Controversa, discussa, appoggiata e combattuta. E infine bocciata. L’ipotesi di Silvia Noè, cattolica di ferro, capogruppo dell’Udc in Emilia-Romagna e cognata del leader Pier Ferdinando Casini, alla presidenza della Commissione per le Pari Opportunità della Regione è definitivamente sfumata. E con lei le prove di alleanza Pd-Udc. Al suo posto Roberta Mori, consigliera del Pd e relatrice della legge che istituisce la commissione stessa.
Ex-sindaco di Castelnovo di Sotto, la Mori è stata scelta dopo che sulla candidatura di Silvia Noè, frutto dell’intesa tra il centrosinistra e l’Udc, si è scatenato il fuoco incrociato di Sel e Idv, con la minaccia di disertare le sedute della commissione in caso di elezione. Alla base delle proteste, la convinzione che alla guida delle Pari opportunità debba sedere una figura di chiara ispirazione laica. “Una commissione che tratta un tema politico come quello delle pari opportunità – ha detto Gian Guido Naldi, consigliere regionale di Sel – deve essere affidata a un esponente della maggioranza, che condivide il programma di mandato”. Senza considerare che “non è corretto che una persona ricopra contemporaneamente il ruolo di capogruppo e presidente della commissione”.

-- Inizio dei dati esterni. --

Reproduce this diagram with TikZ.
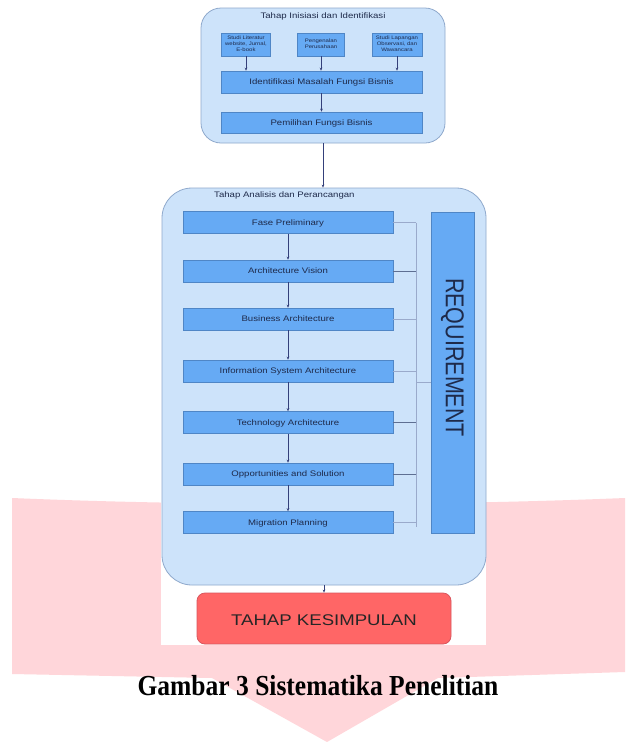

Con loro associazioni e realtà laiche, tra cui Arcigay, Arcilesbica e Rete Laica, che fin dalle prime voci sulla possibile candidatura della casiniana Noè, hanno affilato le armi, riunendosi in un comitato e promettendo battaglia: “Chiediamo una presidenza rispettosa del diritto all’autodeterminazione di ogni donna e di ogni uomo. Posizioni anti-abortiste, contrarie all’esercizio della libertà individuale sui temi della vita e del fine-vita; posizioni discriminatorie nei confronti delle famiglie di chi sceglie di non sposarsi e delle famiglie delle persone omosessuali, bisessuali e trans”. Tanti malumori che alla fine hanno spinto il presidente della Regione Vasco Errani a sacrificare la prima scelta, per puntare sulla Mori, candidata più adatta a mettere d’accordo le diverse anime della sinistra emiliano-romagnola. Eppure era stato proprio il presidente Errani un anno fa a promuovere lo spostamento al centro, dando il via libera all’Udc per la presidenza della Commissione. Salvo poi fare marcia indietro in questi giorni per sopire le resistenze interne.
Delusa e irritata la capogruppo dell’Udc, che in un’animata discussione prima del voto ha lanciato un ultimo appello al Pd: “Si sta adottando un ragionamento discriminatorio nei confronti del mio partito – ha detto intervenendo in aula – non sono venuta a chiedere una poltrona ma una soluzione istituzionalmente corretta. Questa rischia di essere una pagina molto spiacevole per la Regione”. Sulla mancata presidenza della Commissione si è espresso anche il deputato bolognese e Vicepresidente Gruppo Udc alla Camera, Gianluca Galletti, a dimostrazione che la partita politica non si esaurisce nei confini dell’Emilia Romagna. “È chiaro che dall’atteggiamento del Pd emiliano-romagnolo – si legge in una nota – discenderà anche un giudizio più complessivo: si vogliono ancora fare condizionare dalla sinistra estrema oppure vogliono diventare quel partito riformista e democratico in grado di colloquiare anche con un centro cattolico? Scelgano loro”.